___ Provided records
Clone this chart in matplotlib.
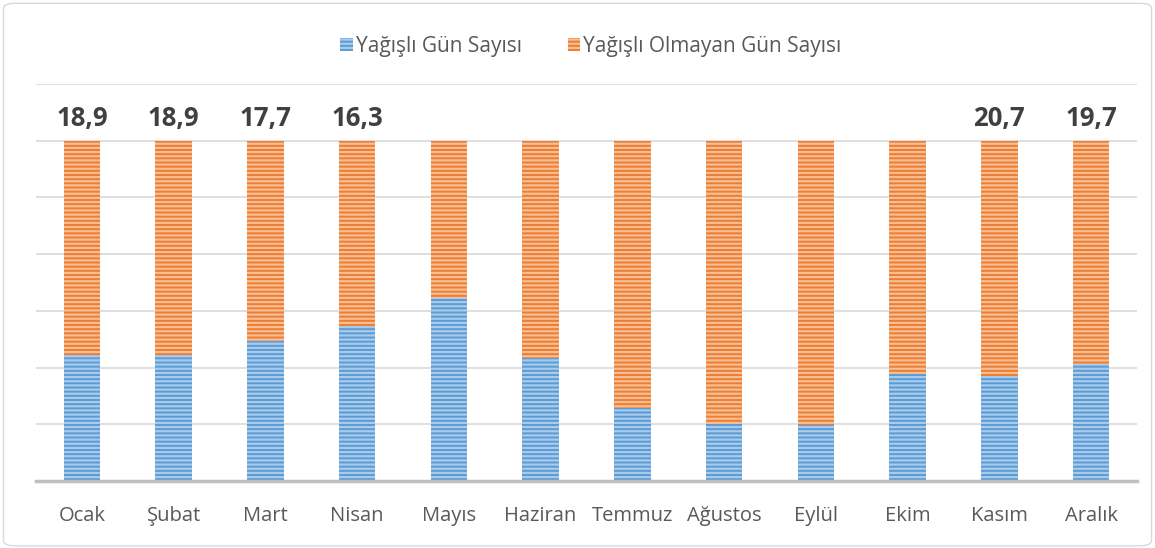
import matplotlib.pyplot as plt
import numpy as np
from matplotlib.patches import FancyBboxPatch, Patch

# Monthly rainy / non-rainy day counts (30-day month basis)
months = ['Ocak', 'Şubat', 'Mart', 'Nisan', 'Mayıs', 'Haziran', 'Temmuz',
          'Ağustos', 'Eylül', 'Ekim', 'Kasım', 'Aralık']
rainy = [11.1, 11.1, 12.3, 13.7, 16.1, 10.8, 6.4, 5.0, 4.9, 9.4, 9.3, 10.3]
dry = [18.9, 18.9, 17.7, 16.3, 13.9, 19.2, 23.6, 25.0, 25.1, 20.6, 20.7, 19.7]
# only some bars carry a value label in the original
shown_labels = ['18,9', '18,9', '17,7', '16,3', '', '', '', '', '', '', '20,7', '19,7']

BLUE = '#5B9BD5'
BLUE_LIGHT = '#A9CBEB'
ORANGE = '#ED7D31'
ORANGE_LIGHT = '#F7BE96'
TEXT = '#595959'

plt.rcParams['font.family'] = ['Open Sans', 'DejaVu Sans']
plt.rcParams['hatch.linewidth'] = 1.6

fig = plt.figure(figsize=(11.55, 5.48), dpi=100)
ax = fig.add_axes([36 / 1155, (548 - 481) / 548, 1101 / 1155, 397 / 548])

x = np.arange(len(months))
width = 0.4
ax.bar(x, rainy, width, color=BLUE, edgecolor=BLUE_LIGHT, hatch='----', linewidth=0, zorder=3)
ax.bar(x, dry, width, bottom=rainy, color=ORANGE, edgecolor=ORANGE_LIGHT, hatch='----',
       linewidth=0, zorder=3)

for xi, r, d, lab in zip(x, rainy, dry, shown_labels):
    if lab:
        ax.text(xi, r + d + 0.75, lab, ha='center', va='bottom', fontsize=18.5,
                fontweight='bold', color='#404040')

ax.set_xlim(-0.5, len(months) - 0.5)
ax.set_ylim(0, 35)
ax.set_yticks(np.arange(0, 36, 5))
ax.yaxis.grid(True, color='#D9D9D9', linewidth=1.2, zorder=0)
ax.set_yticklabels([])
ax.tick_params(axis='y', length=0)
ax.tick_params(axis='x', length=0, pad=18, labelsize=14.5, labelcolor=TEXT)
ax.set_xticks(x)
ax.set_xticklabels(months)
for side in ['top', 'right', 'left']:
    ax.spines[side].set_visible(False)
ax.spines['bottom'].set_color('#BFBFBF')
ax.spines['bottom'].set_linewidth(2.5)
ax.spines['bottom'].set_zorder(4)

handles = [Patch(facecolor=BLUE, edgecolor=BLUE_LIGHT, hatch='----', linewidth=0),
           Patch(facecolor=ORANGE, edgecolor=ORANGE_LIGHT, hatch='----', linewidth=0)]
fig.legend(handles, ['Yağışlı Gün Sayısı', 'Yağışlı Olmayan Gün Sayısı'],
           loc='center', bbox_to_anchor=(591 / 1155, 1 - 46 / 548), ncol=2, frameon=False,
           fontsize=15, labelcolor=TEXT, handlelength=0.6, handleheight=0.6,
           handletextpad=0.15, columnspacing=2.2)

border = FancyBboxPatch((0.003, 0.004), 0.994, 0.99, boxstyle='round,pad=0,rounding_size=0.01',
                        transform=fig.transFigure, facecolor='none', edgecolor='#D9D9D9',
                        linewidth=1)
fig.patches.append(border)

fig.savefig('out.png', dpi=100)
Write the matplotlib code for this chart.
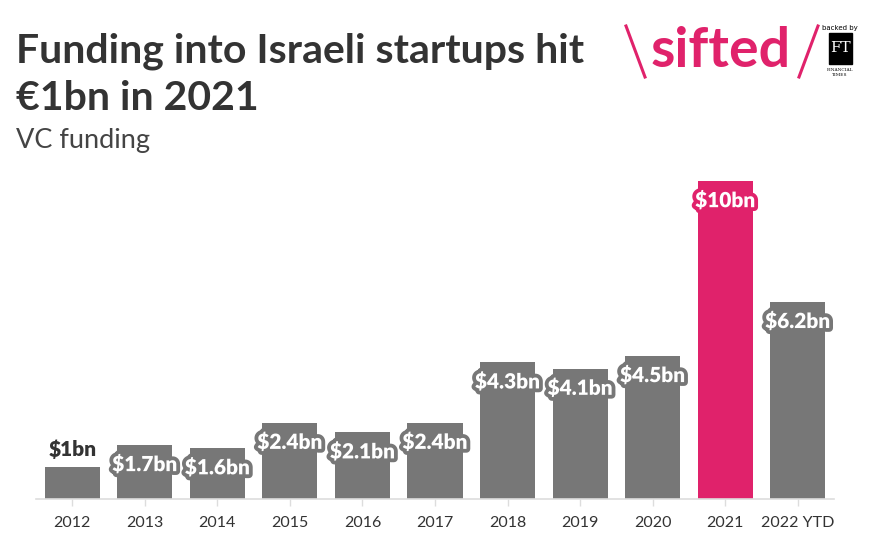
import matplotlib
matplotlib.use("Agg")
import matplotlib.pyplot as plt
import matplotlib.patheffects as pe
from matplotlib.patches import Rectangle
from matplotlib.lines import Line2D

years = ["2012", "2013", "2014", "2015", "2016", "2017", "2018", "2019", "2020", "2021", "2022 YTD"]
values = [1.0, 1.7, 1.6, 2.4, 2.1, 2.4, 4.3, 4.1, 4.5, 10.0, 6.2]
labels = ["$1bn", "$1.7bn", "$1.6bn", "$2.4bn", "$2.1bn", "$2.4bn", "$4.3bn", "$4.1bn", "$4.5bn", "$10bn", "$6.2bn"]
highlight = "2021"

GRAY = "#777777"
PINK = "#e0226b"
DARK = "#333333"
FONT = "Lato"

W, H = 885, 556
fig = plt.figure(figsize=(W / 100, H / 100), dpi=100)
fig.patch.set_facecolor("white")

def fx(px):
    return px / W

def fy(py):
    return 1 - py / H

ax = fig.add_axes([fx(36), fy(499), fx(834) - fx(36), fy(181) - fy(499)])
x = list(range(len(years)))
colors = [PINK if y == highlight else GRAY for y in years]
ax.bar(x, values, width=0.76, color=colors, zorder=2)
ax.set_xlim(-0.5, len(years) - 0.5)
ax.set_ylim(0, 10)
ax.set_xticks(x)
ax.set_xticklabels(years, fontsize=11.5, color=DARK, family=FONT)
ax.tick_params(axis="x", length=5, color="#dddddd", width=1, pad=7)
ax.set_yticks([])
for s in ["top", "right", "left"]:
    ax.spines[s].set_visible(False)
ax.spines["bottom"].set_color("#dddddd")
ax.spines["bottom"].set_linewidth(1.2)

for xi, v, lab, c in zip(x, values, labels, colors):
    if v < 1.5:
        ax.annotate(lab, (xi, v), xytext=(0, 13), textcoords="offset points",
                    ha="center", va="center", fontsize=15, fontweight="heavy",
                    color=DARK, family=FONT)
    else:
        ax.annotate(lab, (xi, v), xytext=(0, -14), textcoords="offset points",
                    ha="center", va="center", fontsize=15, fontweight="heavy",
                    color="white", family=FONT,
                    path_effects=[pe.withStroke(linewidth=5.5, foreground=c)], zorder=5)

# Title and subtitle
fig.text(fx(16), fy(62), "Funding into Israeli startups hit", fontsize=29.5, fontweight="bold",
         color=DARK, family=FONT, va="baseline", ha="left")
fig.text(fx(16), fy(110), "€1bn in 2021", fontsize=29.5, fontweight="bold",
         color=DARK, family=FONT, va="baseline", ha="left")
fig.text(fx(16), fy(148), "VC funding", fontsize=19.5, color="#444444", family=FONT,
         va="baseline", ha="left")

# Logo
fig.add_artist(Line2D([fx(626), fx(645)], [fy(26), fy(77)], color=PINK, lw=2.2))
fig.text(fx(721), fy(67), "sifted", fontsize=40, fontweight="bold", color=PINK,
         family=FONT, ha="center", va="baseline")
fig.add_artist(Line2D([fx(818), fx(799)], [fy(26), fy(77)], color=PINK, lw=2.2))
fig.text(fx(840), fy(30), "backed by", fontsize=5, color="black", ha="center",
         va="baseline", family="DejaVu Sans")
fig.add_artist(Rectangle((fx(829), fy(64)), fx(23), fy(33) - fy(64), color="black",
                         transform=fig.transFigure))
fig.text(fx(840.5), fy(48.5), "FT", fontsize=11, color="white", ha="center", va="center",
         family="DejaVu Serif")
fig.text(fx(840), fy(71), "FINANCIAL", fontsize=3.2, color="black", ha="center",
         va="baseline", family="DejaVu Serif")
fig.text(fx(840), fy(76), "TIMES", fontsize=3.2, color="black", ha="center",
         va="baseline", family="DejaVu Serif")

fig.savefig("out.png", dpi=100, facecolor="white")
______
### Exercise aim
Go from the first line of the listing to the line holding "plt.rcParams['hatch.linewidth'] = 1.6" and, please, transcribe those lines exactly, both included, with no pictures.

### Task result
Clone this chart in matplotlib.
import matplotlib.pyplot as plt
import numpy as np
from matplotlib.patches import FancyBboxPatch, Patch

# Monthly rainy / non-rainy day counts (30-day month basis)
months = ['Ocak', 'Şubat', 'Mart', 'Nisan', 'Mayıs', 'Haziran', 'Temmuz',
          'Ağustos', 'Eylül', 'Ekim', 'Kasım', 'Aralık']
rainy = [11.1, 11.1, 12.3, 13.7, 16.1, 10.8, 6.4, 5.0, 4.9, 9.4, 9.3, 10.3]
dry = [18.9, 18.9, 17.7, 16.3, 13.9, 19.2, 23.6, 25.0, 25.1, 20.6, 20.7, 19.7]
# only some bars carry a value label in the original
shown_labels = ['18,9', '18,9', '17,7', '16,3', '', '', '', '', '', '', '20,7', '19,7']

BLUE = '#5B9BD5'
BLUE_LIGHT = '#A9CBEB'
ORANGE = '#ED7D31'
ORANGE_LIGHT = '#F7BE96'
TEXT = '#595959'

plt.rcParams['font.family'] = ['Open Sans', 'DejaVu Sans']
plt.rcParams['hatch.linewidth'] = 1.6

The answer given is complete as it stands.